By Sonali Paul
MELBOURNE (Reuters) – Oil prices dropped on Friday on the prospect that the OPEC+ supplier alliance might step up a planned increase in output to ease supply concerns, with soaring gas prices spurring power producers to switch from gas to oil.
U.S. West Texas Intermediate (WTI) crude futures slipped 5 cents to $74.98 a barrel at 0153 GMT, though the contract remained on track to post its sixth consecutive week of gains.
Brent crude futures fell 7 cents, or 0.1%, to $78.24 a barrel, but was still heading for a small rise on the week, marking a fourth straight week of gains.
All eyes are now on a meeting of the Organization of the Petroleum Exporting Countries (OPEC) and allies led by Russia, together known as OPEC+, on Monday, where producers will discuss whether to go beyond their existing deal to boost production by 400,000 barrels per day (bpd) in November and December.
Four OPEC+ sources said adding more oil was being looked at as a scenario, without giving details on volumes or dates, against a backdrop of oil hovering near a three-year high and pressure from consumers for more supply.
“The upcoming OPEC+ meeting on Monday will be crucial for oil price direction next week. A production increase beyond 400,000 bpd would see some short-term relief,” ANZ Research analysts said in a note.
In the United States the Biden administration’s concern about high oil prices was on the agenda for a meeting between U.S. national security adviser Jake Sullivan and Saudi Crown Prince Mohammed bin Salman earlier this week, White House press secretary Jen Psaki said.

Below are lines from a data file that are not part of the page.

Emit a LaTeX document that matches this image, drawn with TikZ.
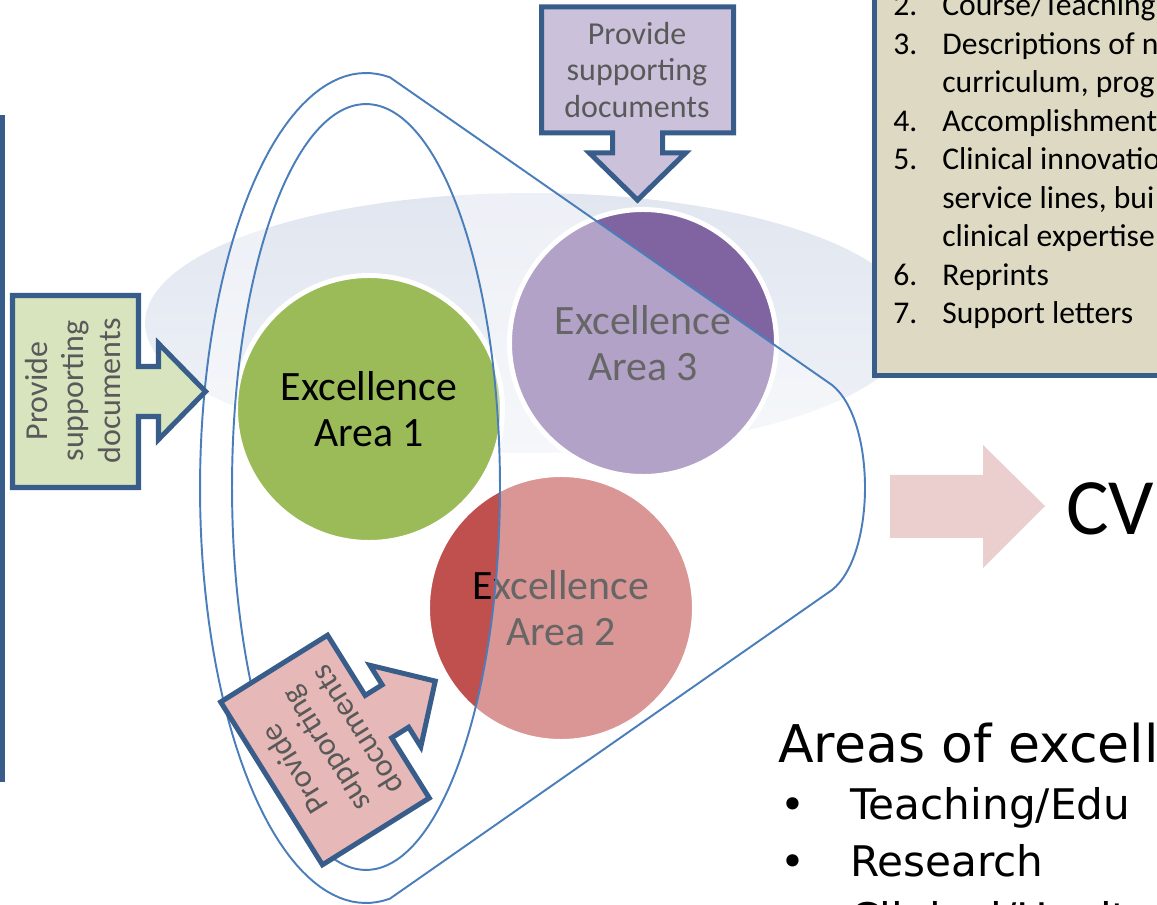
\documentclass[tikz,border=0pt]{standalone}
\usepackage{fontspec}
\setmainfont{Carlito}
\newfontfamily\comicf{DejaVu Sans}
\definecolor{bordblue}{HTML}{385D8A}
\definecolor{funblue}{HTML}{4A7EBB}
\definecolor{cgreen}{HTML}{9BBB59}
\definecolor{cred}{HTML}{C0504D}
\definecolor{cpurple}{HTML}{8064A2}
\definecolor{greenfill}{HTML}{D7E4BD}
\definecolor{purplefill}{HTML}{CCC1DA}
\definecolor{pinkfill}{HTML}{E6B9B8}
\definecolor{boxfill}{HTML}{DDD9C3}
\definecolor{txtgray}{HTML}{595959}
\definecolor{cvpink}{HTML}{EBCFCF}
\definecolor{bgtop}{HTML}{E1E6F0}
\definecolor{bgbot}{HTML}{EFF2F7}
\tikzset{
  arrowbox/.style={draw=bordblue, line width=2.85pt, line join=miter},
  arrowtext/.style={text=txtgray, font=\fontsize{18.2}{21}\selectfont, align=center, inner sep=0pt},
  excirc/.style={circle, draw=white, line width=2.8pt, minimum size=5.34cm, inner sep=0pt,
    align=center, font=\fontsize{23.8}{26.5}\selectfont, text=black},
  listtext/.style={font=\fontsize{18}{21.9}\selectfont, anchor=base west, inner sep=0pt},
  funnel/.style={draw=funblue, line width=1.1pt},
  comictext/.style={anchor=base west, inner sep=0pt},
  pics/docarrow/.style={code={
    \path[pic actions] (-63,-96) -- (63,-96) -- (63,-25) -- (83,-25) -- (83,-48) -- (130,0)
      -- (83,48) -- (83,25) -- (63,25) -- (63,96) -- (-63,96) -- cycle;}}
}
\begin{document}
\begin{tikzpicture}[x=0.02cm, y=-0.02cm]
\useasboundingbox (0,0) rectangle (1157,905);
\clip (0,0) rectangle (1157,905);
% background ellipse
\shade[top color=bgtop, bottom color=bgbot] (530,323) ellipse [x radius=7.7cm, y radius=2.6cm];
% circles
\node[excirc, fill=cgreen] (c1) at (369,409) {Excellence\\Area 1};
\node[excirc, fill=cpurple] (c3) at (643,343) {Excellence\\Area 3};
\node[excirc, fill=cred] (c2) at (561,608) {Excellence\\Area 2};
% funnel overlay
\fill[white, fill opacity=0.4, even odd rule]
  plot[domain=81.7:278.3, samples=90] ({366+166*cos(-\x)},{488+415*sin(-\x)})
  -- (832,590) .. controls (876,555) and (876,420) .. (832,385) -- cycle
  (366,487) ellipse [x radius=2.68cm, y radius=7.66cm];
\draw[funnel]
  plot[domain=81.7:278.3, samples=90] ({366+166*cos(-\x)},{488+415*sin(-\x)})
  -- (832,590) .. controls (876,555) and (876,420) .. (832,385) -- cycle;
\draw[funnel] (366,487) ellipse [x radius=2.68cm, y radius=7.66cm];
% boxes
\draw[bordblue, line width=2.85pt, fill=white] (-40,118) rectangle (2.5,779);
\draw[bordblue, line width=2.85pt, fill=boxfill] (874.5,-40) rectangle (1220,375.5);
\node[listtext] (l0) at (893,16) {\makebox[27.9pt][l]{2.}Course/Teaching};
\node[listtext] (l1) at (893,54.5) {\makebox[27.9pt][l]{3.}Descriptions of n};
\node[listtext] (l2) at (942,93) {curriculum, prog};
\node[listtext] (l3) at (893,131.5) {\makebox[27.9pt][l]{4.}Accomplishment};
\node[listtext] (l4) at (893,170) {\makebox[27.9pt][l]{5.}Clinical innovatio};
\node[listtext] (l5) at (942,208.5) {service lines, bui};
\node[listtext] (l6) at (942,247) {clinical expertise};
\node[listtext] (l7) at (893,285.5) {\makebox[27.9pt][l]{6.}Reprints};
\node[listtext] (l8) at (893,324) {\makebox[27.9pt][l]{7.}Support letters};
% arrows
\pic[arrowbox, fill=greenfill] at (75.5,391.5) {docarrow};
\node[arrowtext, rotate=90] (gtext) at (73,391) {Provide\\supporting\\documents};
\pic[arrowbox, fill=purplefill, rotate=-90] at (637.5,70) {docarrow};
\node[arrowtext] (ptext) at (637,70) {Provide\\supporting\\documents};
\pic[arrowbox, fill=pinkfill, rotate=32] at (325,750) {docarrow};
\node[arrowtext, rotate=122] (ktext) at (325,750) {Provide\\supporting\\documents};
% CV arrow
\fill[cvpink] (890,475) -- (983,475) -- (983,445) -- (1045,506) -- (983,568) -- (983,538) -- (890,538) -- cycle;
\node[anchor=base west, inner sep=0pt, font=\fontsize{45.5}{46}\selectfont] (cv) at (1066,535) {CV};
% areas of excellence
\node[comictext, font=\comicf\fontsize{29.6}{30}\selectfont] (areas) at (778,762) {Areas of excell};
\node[comictext, font=\comicf\fontsize{24}{26}\selectfont] (b1) at (780,819) {\makebox[39.8pt][l]{•}Teaching/Edu};
\node[comictext, font=\comicf\fontsize{24}{26}\selectfont] (b2) at (780,876) {\makebox[39.8pt][l]{•}Research};
\node[comictext, font=\comicf\fontsize{24}{26}\selectfont] (b3) at (780,933) {\makebox[39.8pt][l]{•}Clinical/Healt};
\end{tikzpicture}
\end{document}
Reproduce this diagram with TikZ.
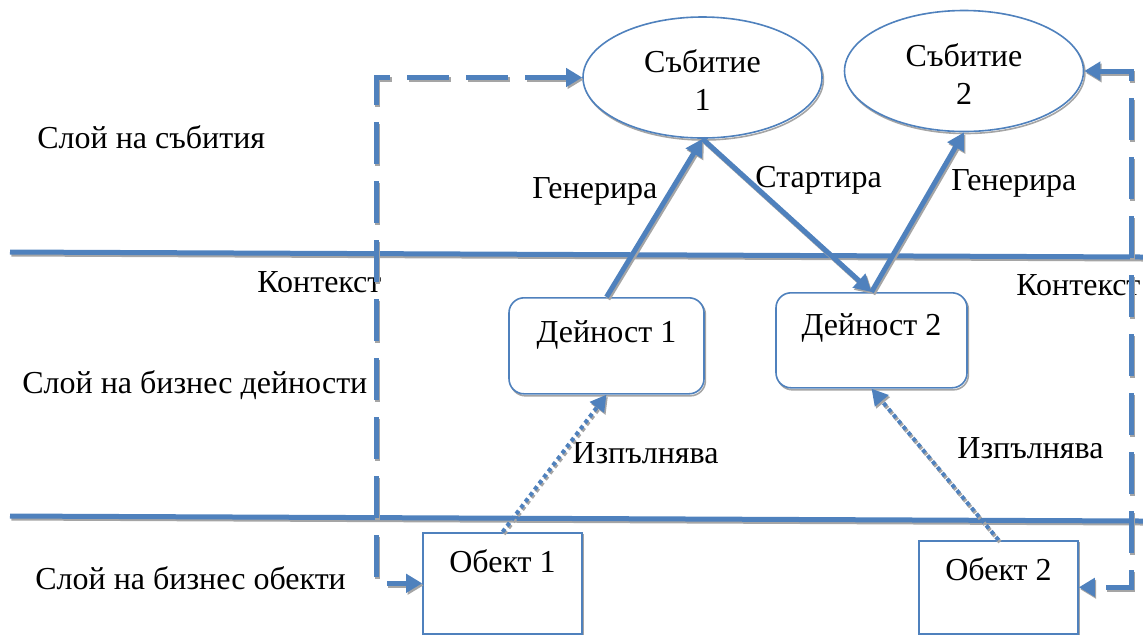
\documentclass[tikz,border=0pt]{standalone}
\usepackage{fontspec}
\setmainfont{Liberation Serif}
\usepackage{tikz}
\usetikzlibrary{shapes.geometric, arrows.meta, positioning}
\definecolor{layerblue}{HTML}{4F81BD}
\definecolor{shadowgray}{HTML}{A5A5A5}

\begin{document}
\begin{tikzpicture}[x=0.5pt, y=-0.5pt,
        every node/.style={font=\fontsize{16}{19}\selectfont},
        % Define common styles for nodes
        shadowed/.style={preaction={draw=shadowgray, transform canvas={shift={(0.7pt,-1pt)}}, #1}},
        shadowed/.default={},
        event_node/.style={ellipse, draw=layerblue, line width=0.8pt, fill=white, minimum width=119.5pt, minimum height=60.5pt, inner sep=0pt, text height=33pt, align=center, shadowed={line width=0.8pt}},
        activity_box/.style={rectangle, draw=layerblue, line width=0.8pt, fill=white, rounded corners=7.5pt, inner sep=0pt, anchor=north, shadowed={line width=0.8pt}},
        object_box/.style={rectangle, draw=layerblue, line width=0.8pt, fill=white, inner sep=0pt, anchor=north, minimum width=79.5pt, shadowed={line width=0.8pt}},
        plain_text/.style={anchor=base west, inner sep=0pt},
        % Styles for the connectors
        layer_line/.style={draw=layerblue, line width=2.5pt, shadowed={line width=2.5pt}},
        main_link/.style={draw=layerblue, line width=2.5pt, -{Triangle[length=8.5pt, width=9pt]}, shadowed={line width=2.5pt, -{Triangle[length=8.5pt, width=9pt]}}},
        dot_link/.style={draw=layerblue, line width=2pt, dash pattern=on 2pt off 1.8pt, -{Triangle[length=8pt, width=8.5pt]}, shadowed={line width=2pt, dash pattern=on 2pt off 1.8pt, -{Triangle[length=8pt, width=8.5pt]}}},
        dash_link/.style={draw=layerblue, line width=2.5pt, dash pattern=on 21pt off 8.5pt, {Triangle[length=8pt, width=9pt]}-{Triangle[length=8pt, width=9pt]}, shadowed={line width=2.5pt, dash pattern=on 21pt off 8.5pt, {Triangle[length=8pt, width=9pt]}-{Triangle[length=8pt, width=9pt]}}},
    ]
    \useasboundingbox (0,0) rectangle (1143,634);

    % Layer boundaries
    \coordinate (upper_left) at (10,252);
    \coordinate (upper_right) at (1143,257);
    \coordinate (lower_left) at (10,516);
    \coordinate (lower_right) at (1143,521);
    \draw[layer_line] (upper_left) -- (upper_right);
    \draw[layer_line] (lower_left) -- (lower_right);

    % Event layer
    \node (event_one) [event_node] at (702.5,77.5) {Събитие\\1};
    \node (event_two) [event_node] at (964,71) {Събитие\\2};

    % Business activity layer
    \node (act_one) [activity_box, minimum width=97.5pt, text height=22.5pt, text depth=25.5pt] at (606.5,297) {Дейност 1};
    \node (act_two) [activity_box, minimum width=95.5pt, text height=21.5pt, text depth=26pt] at (871.5,292) {Дейност 2};

    % Business object layer
    \node (obj_one) [object_box, text height=20pt, text depth=30.5pt] at (502.5,532) {Обект 1};
    \node (obj_two) [object_box, text height=20pt, text depth=26.5pt] at (998.5,540) {Обект 2};

    % Layer names and labels
    \node (events_name) [plain_text] at (37,148) {Слой на събития};
    \node (acts_name) [plain_text] at (22,393) {Слой на бизнес дейности};
    \node (objs_name) [plain_text] at (35,589) {Слой на бизнес обекти};
    \node (ctx_left) [plain_text] at (257,292) {Контекст};
    \node (ctx_right) [plain_text] at (1016,295) {Контекст};
    \node (gen_one) [plain_text] at (532,198) {Генерира};
    \node (start_lbl) [plain_text] at (755,187) {Стартира};
    \node (gen_two) [plain_text] at (951,190) {Генерира};
    \node (exec_one) [plain_text] at (572,463) {Изпълнява};
    \node (exec_two) [plain_text] at (957,458) {Изпълнява};

    % Context connectors
    \coordinate (ctx_left_x) at (376,0);
    \coordinate (ctx_right_x) at (1131,0);
    \draw[dash_link] (event_one.west) -- (event_one.west -| ctx_left_x) -- (obj_one.west -| ctx_left_x) -- (obj_one.west);
    \draw[dash_link] (event_two.east) -- (event_two.east -| ctx_right_x) -- (obj_two.east -| ctx_right_x) -- (obj_two.east);

    % Draw connections/arrows
    \draw[main_link] (act_one.north) -- (event_one.south);
    \draw[main_link] (event_one.south) -- (act_two.north);
    \draw[main_link] (act_two.north) -- (event_two.south);
    \draw[dot_link] (obj_one.north) -- (act_one.south);
    \draw[dot_link] (obj_two.north) -- (act_two.south);

\end{tikzpicture}
\end{document}
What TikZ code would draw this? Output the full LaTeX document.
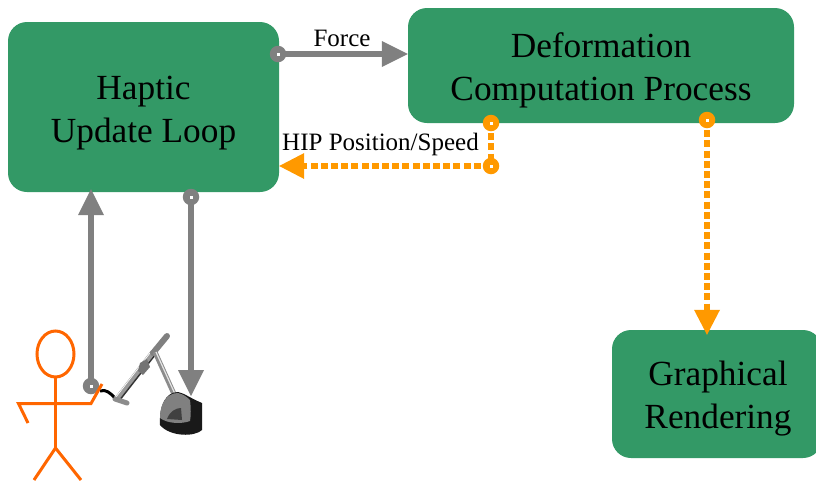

With natural gas prices soaring globally, power producers have been turning to fuel oil or diesel instead of gas, yanking oil prices higher. Generators in Pakistan, Bangladesh and the Middle East have already started switching fuels.
“This suggests that we should see strong oil demand in the coming months, which means a tighter-than-expected oil market through until the end of the year,” ING commodity analysts said in a note.